SPACH is currently also focusing its attention on assisting
the Museum in organizational and managerial issues and
providing training for its staff. SPACH is providing
computer and language training in the Museum to enable
the staff to take full advantage of restoration, conservation
and inventory training provided by foreign specialists.
SPACH is facilitating a modern computerized inventory
of the remaining objects of the collections in conjunction
with the National Geographic Society. As a result, in
the coming years the Kabul Museum will have a state-of-the-art
electronic inventory and museum management database
at its disposal for both collection management and research
purposes. We are also providing preliminary support
for a national survey of monuments and sites which will
assist local and foreign scholars, governments and international
organizations in prioritizing conservation requirements
and the use of scarce resources for this purpose. It
also aims to be a powerful research tool, assisting
local and international scholarship in general.

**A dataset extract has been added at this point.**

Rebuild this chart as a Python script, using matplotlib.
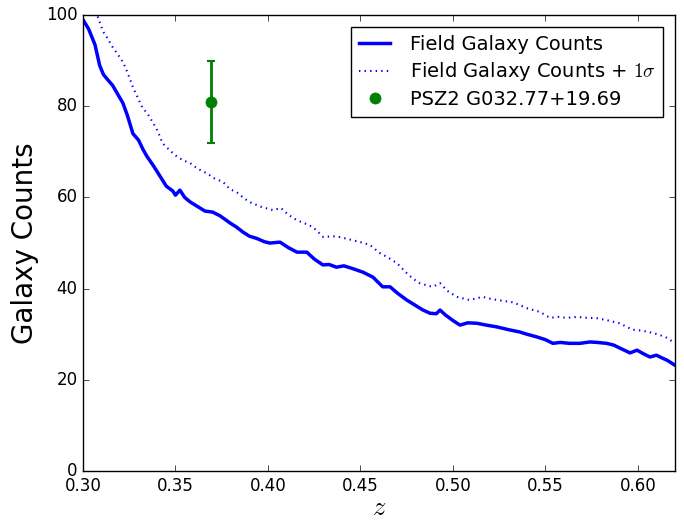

In the coming years, SPACH will also continue to work
closely with the Kabul and other museums in Afghanistan
and abroad, and with local and international organizations
active in cultural heritage. SPACH will also continue
to agitate within its advocacy and awareness-raising
mandate for the preservation of sites and monuments
in Afghanistan, for better educational opportunities
for Afghans in the sphere of cultural heritage, for
development that is sensitive to cultural heritage values,
and for any and all projects that will better serve
the preservation of cultural heritage in Afghanistan
for those generations of Afghans to follow.